20/12/11

10:26
JORDI MARTÍ - DIARIO DE MALLORCA
Lo miremos por donde lo miremos, el arte no es sólo creación (el pintor ante el lienzo, el escultor con sus herramientas, el video-artista planeando su video-instalación, etc.). El arte es sobre todo y, por encima de todo, encuentro con el público: el arte sin público es cualquier cosa menos arte, lo mismo que una emisión radiofónica sin audiencia es cualquier cosa menos periodismo. Ahora bien, cualquier ensayo actual sobre el sentido y el papel del arte contemporáneo —entiéndase por contemporáneo el arte de las dos o tres últimas décadas— empieza subrayando la necesidad de plantearse una nueva relación entre el arte y el público, eufemismo que, en realidad, lo que destaca es el hecho de que al arte contemporáneo, si algo le falta, es precisamente público. Lo cual no demuestra que los contemporáneos de Velázquez o de Poussin entendieran lo que pintaban y se interesaran por su obra, es decir, constituyeran un público, pero sí que viene a señalar el hecho de que las ideas que la gente común tiene del arte hoy en día quedaron ancladas en los parámetros formales, iconológicos y temáticos anteriores al siglo XIX, mientras que la creación artística y su mercado caminan desde entonces en solitario. 


Un ensayo digno de remarcar, recientemente traducido al castellano, es el libro La querella del arte contemporáneo, del historiador francés Marc Jiménez. Aun compartiendo solo en parte las tesis de su autor, el libro de Jiménez me parece muy revelador de la crisis que el arte sufre desde los años ochenta y noventa del siglo XX, crisis que no se manifiesta por un descenso de la creatividad, muy al contrario: nunca se había creado tanto. De hecho hay una inflación de propuestas artísticas nuevas. Lo que ocurre es que se trata de propuestas estériles pues caducan antes de encontrar a su público, desplazadas por otras novedades que se superponen, en una carrera alocada hacia no se sabe muy bien dónde. Después de que las vanguardias de principios del siglo XX pusieran patas arriba los conceptos tradicionales del arte, al artista le quedó el más difícil de los caminos: el arte ya no sería valorado por la perfección de su factura, por la habilidad artesanal del artista, sino por su aportación a la Historia del Arte, por su originalidad. El problema es que, en ese caso, un espectador mínimamente cualificado de arte ya no puede observar con ingenuidad la nueva propuesta artística, pues para valorar su importancia hay que conocer la evolución del arte anterior y deducir, en consecuencia, su originalidad, es decir, su capacidad de aportar algo nuevo a la serie. 

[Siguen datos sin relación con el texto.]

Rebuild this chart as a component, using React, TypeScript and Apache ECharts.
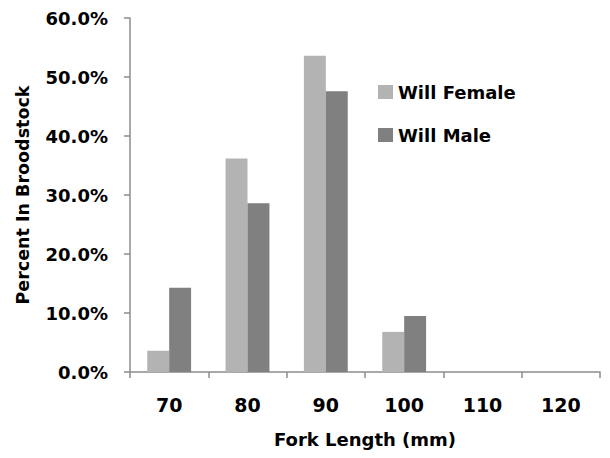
import React, { useEffect, useRef } from "react";
import * as echarts from "echarts";

const categories = ["70", "80", "90", "100", "110", "120"];
const femaleValues = [3.6, 36.2, 53.6, 6.8, 0, 0];
const maleValues = [14.3, 28.6, 47.6, 9.5, 0, 0];
const seriesNames = ["Will Female", "Will Male"];

const FONT = "DejaVu Sans";

export default function App() {
  const ref = useRef<HTMLDivElement>(null);
  useEffect(() => {
    if (!ref.current) return;
    const chart = echarts.init(ref.current, undefined, { renderer: "svg" });
    chart.setOption({
      animation: false,
      backgroundColor: "#ffffff",
      grid: { left: 130, right: 10, top: 18, bottom: 86 },
      legend: {
        orient: "vertical",
        left: 373,
        top: 78,
        itemWidth: 15,
        itemHeight: 14,
        itemGap: 25,
        icon: "rect",
        data: seriesNames,
        textStyle: { fontFamily: FONT, fontWeight: "bold", fontSize: 18, color: "#000" },
      },
      xAxis: {
        type: "category",
        data: categories,
        boundaryGap: true,
        name: "Fork Length (mm)",
        nameLocation: "middle",
        nameGap: 58,
        nameTextStyle: { fontFamily: FONT, fontWeight: "bold", fontSize: 18, color: "#000" },
        axisLine: { lineStyle: { color: "#8c8c8c", width: 1.5 } },
        axisTick: { show: true, length: 6, alignWithLabel: false, lineStyle: { color: "#8c8c8c", width: 1.5 } },
        axisLabel: { fontFamily: FONT, fontWeight: "bold", fontSize: 19, color: "#000", margin: 23 },
        splitLine: { show: false },
      },
      yAxis: {
        type: "value",
        min: 0,
        max: 60,
        interval: 10,
        name: "Percent In Broodstock",
        nameLocation: "middle",
        nameGap: 98,
        nameTextStyle: { fontFamily: FONT, fontWeight: "bold", fontSize: 17.5, color: "#000" },
        axisLine: { show: true, lineStyle: { color: "#8c8c8c", width: 1.5 } },
        axisTick: { show: true, length: 6, lineStyle: { color: "#8c8c8c", width: 1.5 } },
        axisLabel: {
          fontFamily: FONT,
          fontWeight: "bold",
          fontSize: 18,
          color: "#000",
          margin: 22,
          formatter: (v: number) => v.toFixed(1) + "%",
        },
        splitLine: { show: false },
      },
      series: [
        {
          name: seriesNames[0],
          type: "bar",
          data: femaleValues,
          itemStyle: { color: "#b3b3b3" },
          barGap: "0%",
          barCategoryGap: "44%",
        },
        {
          name: seriesNames[1],
          type: "bar",
          data: maleValues,
          itemStyle: { color: "#808080" },
          barGap: "0%",
          barCategoryGap: "44%",
        },
      ],
    });
    return () => chart.dispose();
  }, []);
  return <div ref={ref} style={{ width: 610, height: 458, position: "absolute", left: 0, top: 0 }} />;
}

El soliloquio del arte actual dio comienzo cuando los artistas dejaron de trabajar por encargo. Hasta el siglo XVIII, el artista tenía que adaptarse a las exigencias del cliente que pagaba la obra. La originalidad del artista se mantenía dentro de los límites marcados por la naturaleza del encargo. El artista de renombre, liberado hoy en día de la necesidad de satisfacer al cliente, (que compra una firma y no impone su propio gusto cuando encarga; es probable que ni tenga gusto), no se siente atado más que a los vaivenes de su creatividad, lo cual conduce al ensimismamiento. Además, si de lo que se trata es de ser original, cualquier artista puede serlo, al menos una vez en su vida. Entonces, desechado el criterio del dominio del oficio, por anticuado, ¿cómo establecer un baremo objetivo que permita distinguir entre los grandes artistas y los medianos? ¿La cotización, establecida por el mercado, como en la Bolsa? ¿La originalidad, que nos convierte a todos, potencialmente, en artistas contemporáneos?